**Aim:** Can you transcribe every line exactly and leave the pictures behind?
[BEGIN]
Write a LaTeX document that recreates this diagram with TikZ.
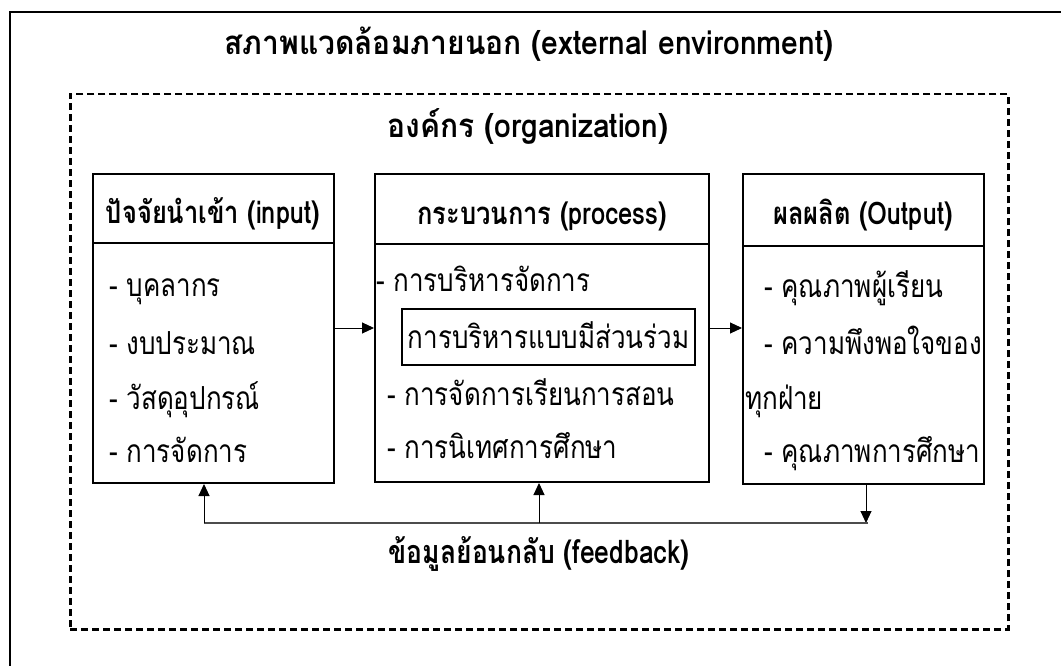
\documentclass[tikz,border=0pt]{standalone}
\usepackage{graphicx}
\usepackage{fontspec}
\setmainfont[Script=Thai]{Loma}
\usetikzlibrary{arrows.meta}
\newcommand\tallA[1]{\scalebox{1}[1.22]{#1}}
\newcommand\tallB[1]{\scalebox{1}[1.1]{#1}}
\begin{document}
\begin{tikzpicture}[x=1pt,y=-1pt,
  box/.style={draw, line width=2pt, inner sep=0pt},
  divline/.style={line width=2pt},
  arr/.style={line width=1pt, -{Triangle[width=11pt,length=12pt]}},
  fbline/.style={line width=1.5pt, draw=black!70},
  head/.style={font=\fontsize{25.5}{28}\selectfont\bfseries, inner sep=0pt, anchor=base},
  item/.style={font=\fontsize{26}{28}\selectfont, inner sep=0pt, anchor=base west},
  big/.style={font=\fontsize{30}{32}\selectfont\bfseries, inner sep=0pt, anchor=base}]
\useasboundingbox (0,0) rectangle (1061,666);
\clip (0,0) rectangle (1061,666);
% outer frame (runs beyond the page on right and bottom)
\node[box, minimum width=1080pt, minimum height=700pt, anchor=north west] (outer) at (9,11) {};
% dashed organization frame
\node[draw, line width=2.5pt, dash pattern=on 7pt off 4pt, inner sep=0pt,
      minimum width=938pt, minimum height=535pt, anchor=north west] (org) at (69,93) {};
\node[big] (title) at (529,55) {\tallB{สภาพแวดล้อมภายนอก (external environment)}};
\node[big] (orgtitle) at (528,138) {\tallB{องค์กร (organization)}};
% three boxes
\node[box, minimum width=241pt, minimum height=309pt] (inbox) at (213.5,328.5) {};
\node[box, minimum width=334pt, minimum height=308pt] (procbox) at (542,328) {};
\node[box, minimum width=241pt, minimum height=310pt] (outbox) at (863.5,329) {};
\coordinate (d1) at (93,243);
\coordinate (d2) at (375,244);
\coordinate (d3) at (743,246);
\draw[divline] (d1) -- (d1 -| inbox.east);
\draw[divline] (d2) -- (d2 -| procbox.east);
\draw[divline] (d3) -- (d3 -| outbox.east);
% headers
\node[head] (inhead) at (213,223) {\tallA{ปัจจัยนำเข้า (input)}};
\node[head] (prochead) at (542,225) {\tallA{กระบวนการ (process)}};
\node[head] (outhead) at (863,224) {\tallA{ผลผลิต (Output)}};
% input items
\node[item] (i1) at (109,296) {\tallA{- บุคลากร}};
\node[item] (i2) at (109,354) {\tallA{- งบประมาณ}};
\node[item] (i3) at (109,409) {\tallA{- วัสดุอุปกรณ์}};
\node[item] (i4) at (109,462) {\tallA{- การจัดการ}};
% process items
\node[item] (p1) at (376,291) {\tallA{- การบริหารจัดการ}};
\node[box, line width=1.5pt, minimum width=293pt, minimum height=56pt] (pbox) at (548.5,337) {};
\node[item, anchor=base] (p2) at (548.5,348) {\tallA{การบริหารแบบมีส่วนร่วม}};
\node[item] (p3) at (387,405) {\tallA{- การจัดการเรียนการสอน}};
\node[item] (p4) at (387,458) {\tallA{- การนิเทศการศึกษา}};
% output items
\node[item] (o1) at (764,297) {\tallA{- คุณภาพผู้เรียน}};
\node[item] (o2) at (764,354) {\tallA{- ความพึงพอใจของ}};
\node[item] (o3) at (745,409) {\tallA{ทุกฝ่าย}};
\node[item] (o4) at (764,462) {\tallA{- คุณภาพการศึกษา}};
% forward arrows
\draw[arr] (inbox.east |- 0,328) -- (procbox.west |- 0,328);
\draw[arr] (procbox.east |- 0,328) -- (outbox.west |- 0,328);
% feedback
\coordinate (fbR) at (866,523);
\coordinate (fbL) at (204,523);
\coordinate (fbM) at (539,523);
\draw[arr] (fbR |- outbox.south) -- (fbR);
\draw[fbline] (fbL) -- ([xshift=2pt]fbR);
\draw[arr] (fbL) -- (fbL |- inbox.south);
\draw[arr] (fbM) -- (fbM |- procbox.south);
\node[big, font=\fontsize{26.5}{30}\selectfont\bfseries] (fbtext) at (539,563) {\tallA{ข้อมูลย้อนกลับ (feedback)}};
\end{tikzpicture}
\end{document}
[END]
**Complete response:**
Write a LaTeX document that recreates this diagram with TikZ.
\documentclass[tikz,border=0pt]{standalone}
\usepackage{graphicx}
\usepackage{fontspec}
\setmainfont[Script=Thai]{Loma}
\usetikzlibrary{arrows.meta}
\newcommand\tallA[1]{\scalebox{1}[1.22]{#1}}
\newcommand\tallB[1]{\scalebox{1}[1.1]{#1}}
\begin{document}
\begin{tikzpicture}[x=1pt,y=-1pt,
  box/.style={draw, line width=2pt, inner sep=0pt},
  divline/.style={line width=2pt},
  arr/.style={line width=1pt, -{Triangle[width=11pt,length=12pt]}},
  fbline/.style={line width=1.5pt, draw=black!70},
  head/.style={font=\fontsize{25.5}{28}\selectfont\bfseries, inner sep=0pt, anchor=base},
  item/.style={font=\fontsize{26}{28}\selectfont, inner sep=0pt, anchor=base west},
  big/.style={font=\fontsize{30}{32}\selectfont\bfseries, inner sep=0pt, anchor=base}]
\useasboundingbox (0,0) rectangle (1061,666);
\clip (0,0) rectangle (1061,666);
% outer frame (runs beyond the page on right and bottom)
\node[box, minimum width=1080pt, minimum height=700pt, anchor=north west] (outer) at (9,11) {};
% dashed organization frame
\node[draw, line width=2.5pt, dash pattern=on 7pt off 4pt, inner sep=0pt,
      minimum width=938pt, minimum height=535pt, anchor=north west] (org) at (69,93) {};
\node[big] (title) at (529,55) {\tallB{สภาพแวดล้อมภายนอก (external environment)}};
\node[big] (orgtitle) at (528,138) {\tallB{องค์กร (organization)}};
% three boxes
\node[box, minimum width=241pt, minimum height=309pt] (inbox) at (213.5,328.5) {};
\node[box, minimum width=334pt, minimum height=308pt] (procbox) at (542,328) {};
\node[box, minimum width=241pt, minimum height=310pt] (outbox) at (863.5,329) {};
\coordinate (d1) at (93,243);
\coordinate (d2) at (375,244);
\coordinate (d3) at (743,246);
\draw[divline] (d1) -- (d1 -| inbox.east);
\draw[divline] (d2) -- (d2 -| procbox.east);
\draw[divline] (d3) -- (d3 -| outbox.east);
% headers
\node[head] (inhead) at (213,223) {\tallA{ปัจจัยนำเข้า (input)}};
\node[head] (prochead) at (542,225) {\tallA{กระบวนการ (process)}};
\node[head] (outhead) at (863,224) {\tallA{ผลผลิต (Output)}};
% input items
\node[item] (i1) at (109,296) {\tallA{- บุคลากร}};
\node[item] (i2) at (109,354) {\tallA{- งบประมาณ}};
\node[item] (i3) at (109,409) {\tallA{- วัสดุอุปกรณ์}};
\node[item] (i4) at (109,462) {\tallA{- การจัดการ}};
% process items
\node[item] (p1) at (376,291) {\tallA{- การบริหารจัดการ}};
\node[box, line width=1.5pt, minimum width=293pt, minimum height=56pt] (pbox) at (548.5,337) {};
\node[item, anchor=base] (p2) at (548.5,348) {\tallA{การบริหารแบบมีส่วนร่วม}};
\node[item] (p3) at (387,405) {\tallA{- การจัดการเรียนการสอน}};
\node[item] (p4) at (387,458) {\tallA{- การนิเทศการศึกษา}};
% output items
\node[item] (o1) at (764,297) {\tallA{- คุณภาพผู้เรียน}};
\node[item] (o2) at (764,354) {\tallA{- ความพึงพอใจของ}};
\node[item] (o3) at (745,409) {\tallA{ทุกฝ่าย}};
\node[item] (o4) at (764,462) {\tallA{- คุณภาพการศึกษา}};
% forward arrows
\draw[arr] (inbox.east |- 0,328) -- (procbox.west |- 0,328);
\draw[arr] (procbox.east |- 0,328) -- (outbox.west |- 0,328);
% feedback
\coordinate (fbR) at (866,523);
\coordinate (fbL) at (204,523);
\coordinate (fbM) at (539,523);
\draw[arr] (fbR |- outbox.south) -- (fbR);
\draw[fbline] (fbL) -- ([xshift=2pt]fbR);
\draw[arr] (fbL) -- (fbL |- inbox.south);
\draw[arr] (fbM) -- (fbM |- procbox.south);
\node[big, font=\fontsize{26.5}{30}\selectfont\bfseries] (fbtext) at (539,563) {\tallA{ข้อมูลย้อนกลับ (feedback)}};
\end{tikzpicture}
\end{document}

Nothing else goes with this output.